## Dataset excerpt

* Start *

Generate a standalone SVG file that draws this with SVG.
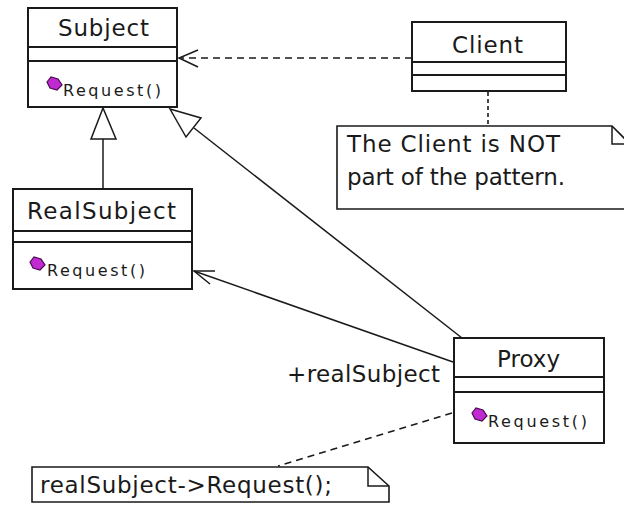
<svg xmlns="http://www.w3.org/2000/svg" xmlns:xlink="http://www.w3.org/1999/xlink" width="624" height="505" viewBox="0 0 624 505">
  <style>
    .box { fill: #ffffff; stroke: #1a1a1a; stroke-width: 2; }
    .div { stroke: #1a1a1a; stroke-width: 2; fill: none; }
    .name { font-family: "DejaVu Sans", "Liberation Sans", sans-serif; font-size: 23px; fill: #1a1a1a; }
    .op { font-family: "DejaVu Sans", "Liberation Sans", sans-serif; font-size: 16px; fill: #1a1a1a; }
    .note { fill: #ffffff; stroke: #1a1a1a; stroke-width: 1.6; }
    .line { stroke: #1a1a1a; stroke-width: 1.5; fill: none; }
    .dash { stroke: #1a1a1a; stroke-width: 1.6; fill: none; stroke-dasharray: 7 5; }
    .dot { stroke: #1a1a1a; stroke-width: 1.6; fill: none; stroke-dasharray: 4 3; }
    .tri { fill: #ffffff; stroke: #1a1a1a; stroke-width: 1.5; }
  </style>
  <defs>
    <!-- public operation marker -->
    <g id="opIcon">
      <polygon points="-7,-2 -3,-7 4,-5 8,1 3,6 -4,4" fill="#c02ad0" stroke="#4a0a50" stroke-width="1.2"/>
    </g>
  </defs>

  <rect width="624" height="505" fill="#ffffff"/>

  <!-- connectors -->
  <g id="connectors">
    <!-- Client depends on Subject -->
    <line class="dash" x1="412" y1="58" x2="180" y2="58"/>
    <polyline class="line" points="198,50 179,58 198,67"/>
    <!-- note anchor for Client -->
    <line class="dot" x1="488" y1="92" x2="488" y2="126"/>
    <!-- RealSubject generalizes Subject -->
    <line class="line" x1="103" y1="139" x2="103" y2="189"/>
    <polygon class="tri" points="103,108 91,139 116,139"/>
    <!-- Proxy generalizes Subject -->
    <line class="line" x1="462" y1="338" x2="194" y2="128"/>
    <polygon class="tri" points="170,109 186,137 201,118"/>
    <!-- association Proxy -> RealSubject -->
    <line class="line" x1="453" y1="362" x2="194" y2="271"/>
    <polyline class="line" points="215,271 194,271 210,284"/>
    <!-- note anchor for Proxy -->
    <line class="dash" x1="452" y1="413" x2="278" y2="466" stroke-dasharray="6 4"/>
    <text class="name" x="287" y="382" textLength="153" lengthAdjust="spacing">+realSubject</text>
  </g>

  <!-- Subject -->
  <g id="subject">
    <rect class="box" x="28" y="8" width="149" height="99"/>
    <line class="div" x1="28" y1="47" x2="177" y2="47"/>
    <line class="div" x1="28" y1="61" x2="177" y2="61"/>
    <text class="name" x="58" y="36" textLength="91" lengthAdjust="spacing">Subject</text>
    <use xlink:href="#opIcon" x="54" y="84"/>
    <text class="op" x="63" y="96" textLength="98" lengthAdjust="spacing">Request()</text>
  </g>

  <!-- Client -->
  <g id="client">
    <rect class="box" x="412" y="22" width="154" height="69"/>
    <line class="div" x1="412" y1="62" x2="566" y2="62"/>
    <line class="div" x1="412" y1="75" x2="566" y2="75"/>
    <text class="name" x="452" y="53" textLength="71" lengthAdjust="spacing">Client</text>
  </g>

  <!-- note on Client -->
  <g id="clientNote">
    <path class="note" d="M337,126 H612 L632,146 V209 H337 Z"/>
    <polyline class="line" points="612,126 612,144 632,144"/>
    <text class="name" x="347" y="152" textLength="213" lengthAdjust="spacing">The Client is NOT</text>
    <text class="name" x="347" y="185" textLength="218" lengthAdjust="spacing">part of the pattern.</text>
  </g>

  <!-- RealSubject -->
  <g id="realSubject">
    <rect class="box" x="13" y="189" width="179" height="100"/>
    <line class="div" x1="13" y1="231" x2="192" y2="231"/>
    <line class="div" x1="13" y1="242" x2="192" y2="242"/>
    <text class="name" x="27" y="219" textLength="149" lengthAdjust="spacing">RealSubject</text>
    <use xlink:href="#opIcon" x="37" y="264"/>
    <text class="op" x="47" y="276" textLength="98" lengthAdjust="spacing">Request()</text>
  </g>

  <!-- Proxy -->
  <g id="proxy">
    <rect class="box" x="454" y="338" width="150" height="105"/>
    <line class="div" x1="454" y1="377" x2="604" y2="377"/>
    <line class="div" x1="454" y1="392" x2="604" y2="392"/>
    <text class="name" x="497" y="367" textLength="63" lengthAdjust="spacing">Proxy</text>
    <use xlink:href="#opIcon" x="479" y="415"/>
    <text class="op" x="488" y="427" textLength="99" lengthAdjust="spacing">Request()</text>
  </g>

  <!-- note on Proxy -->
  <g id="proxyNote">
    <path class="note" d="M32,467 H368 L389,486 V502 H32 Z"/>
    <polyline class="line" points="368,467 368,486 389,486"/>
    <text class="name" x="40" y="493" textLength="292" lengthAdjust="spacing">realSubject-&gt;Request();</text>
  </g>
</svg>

* End *

## Aim
Quote the data above in full and without alteration; skip the pictures.

## Response to the exercise
Generate a standalone SVG file that draws this with SVG.
<svg xmlns="http://www.w3.org/2000/svg" xmlns:xlink="http://www.w3.org/1999/xlink" width="624" height="505" viewBox="0 0 624 505">
  <style>
    .box { fill: #ffffff; stroke: #1a1a1a; stroke-width: 2; }
    .div { stroke: #1a1a1a; stroke-width: 2; fill: none; }
    .name { font-family: "DejaVu Sans", "Liberation Sans", sans-serif; font-size: 23px; fill: #1a1a1a; }
    .op { font-family: "DejaVu Sans", "Liberation Sans", sans-serif; font-size: 16px; fill: #1a1a1a; }
    .note { fill: #ffffff; stroke: #1a1a1a; stroke-width: 1.6; }
    .line { stroke: #1a1a1a; stroke-width: 1.5; fill: none; }
    .dash { stroke: #1a1a1a; stroke-width: 1.6; fill: none; stroke-dasharray: 7 5; }
    .dot { stroke: #1a1a1a; stroke-width: 1.6; fill: none; stroke-dasharray: 4 3; }
    .tri { fill: #ffffff; stroke: #1a1a1a; stroke-width: 1.5; }
  </style>
  <defs>
    <!-- public operation marker -->
    <g id="opIcon">
      <polygon points="-7,-2 -3,-7 4,-5 8,1 3,6 -4,4" fill="#c02ad0" stroke="#4a0a50" stroke-width="1.2"/>
    </g>
  </defs>

  <rect width="624" height="505" fill="#ffffff"/>

  <!-- connectors -->
  <g id="connectors">
    <!-- Client depends on Subject -->
    <line class="dash" x1="412" y1="58" x2="180" y2="58"/>
    <polyline class="line" points="198,50 179,58 198,67"/>
    <!-- note anchor for Client -->
    <line class="dot" x1="488" y1="92" x2="488" y2="126"/>
    <!-- RealSubject generalizes Subject -->
    <line class="line" x1="103" y1="139" x2="103" y2="189"/>
    <polygon class="tri" points="103,108 91,139 116,139"/>
    <!-- Proxy generalizes Subject -->
    <line class="line" x1="462" y1="338" x2="194" y2="128"/>
    <polygon class="tri" points="170,109 186,137 201,118"/>
    <!-- association Proxy -> RealSubject -->
    <line class="line" x1="453" y1="362" x2="194" y2="271"/>
    <polyline class="line" points="215,271 194,271 210,284"/>
    <!-- note anchor for Proxy -->
    <line class="dash" x1="452" y1="413" x2="278" y2="466" stroke-dasharray="6 4"/>
    <text class="name" x="287" y="382" textLength="153" lengthAdjust="spacing">+realSubject</text>
  </g>

  <!-- Subject -->
  <g id="subject">
    <rect class="box" x="28" y="8" width="149" height="99"/>
    <line class="div" x1="28" y1="47" x2="177" y2="47"/>
    <line class="div" x1="28" y1="61" x2="177" y2="61"/>
    <text class="name" x="58" y="36" textLength="91" lengthAdjust="spacing">Subject</text>
    <use xlink:href="#opIcon" x="54" y="84"/>
    <text class="op" x="63" y="96" textLength="98" lengthAdjust="spacing">Request()</text>
  </g>

  <!-- Client -->
  <g id="client">
    <rect class="box" x="412" y="22" width="154" height="69"/>
    <line class="div" x1="412" y1="62" x2="566" y2="62"/>
    <line class="div" x1="412" y1="75" x2="566" y2="75"/>
    <text class="name" x="452" y="53" textLength="71" lengthAdjust="spacing">Client</text>
  </g>

  <!-- note on Client -->
  <g id="clientNote">
    <path class="note" d="M337,126 H612 L632,146 V209 H337 Z"/>
    <polyline class="line" points="612,126 612,144 632,144"/>
    <text class="name" x="347" y="152" textLength="213" lengthAdjust="spacing">The Client is NOT</text>
    <text class="name" x="347" y="185" textLength="218" lengthAdjust="spacing">part of the pattern.</text>
  </g>

  <!-- RealSubject -->
  <g id="realSubject">
    <rect class="box" x="13" y="189" width="179" height="100"/>
    <line class="div" x1="13" y1="231" x2="192" y2="231"/>
    <line class="div" x1="13" y1="242" x2="192" y2="242"/>
    <text class="name" x="27" y="219" textLength="149" lengthAdjust="spacing">RealSubject</text>
    <use xlink:href="#opIcon" x="37" y="264"/>
    <text class="op" x="47" y="276" textLength="98" lengthAdjust="spacing">Request()</text>
  </g>

  <!-- Proxy -->
  <g id="proxy">
    <rect class="box" x="454" y="338" width="150" height="105"/>
    <line class="div" x1="454" y1="377" x2="604" y2="377"/>
    <line class="div" x1="454" y1="392" x2="604" y2="392"/>
    <text class="name" x="497" y="367" textLength="63" lengthAdjust="spacing">Proxy</text>
    <use xlink:href="#opIcon" x="479" y="415"/>
    <text class="op" x="488" y="427" textLength="99" lengthAdjust="spacing">Request()</text>
  </g>

  <!-- note on Proxy -->
  <g id="proxyNote">
    <path class="note" d="M32,467 H368 L389,486 V502 H32 Z"/>
    <polyline class="line" points="368,467 368,486 389,486"/>
    <text class="name" x="40" y="493" textLength="292" lengthAdjust="spacing">realSubject-&gt;Request();</text>
  </g>
</svg>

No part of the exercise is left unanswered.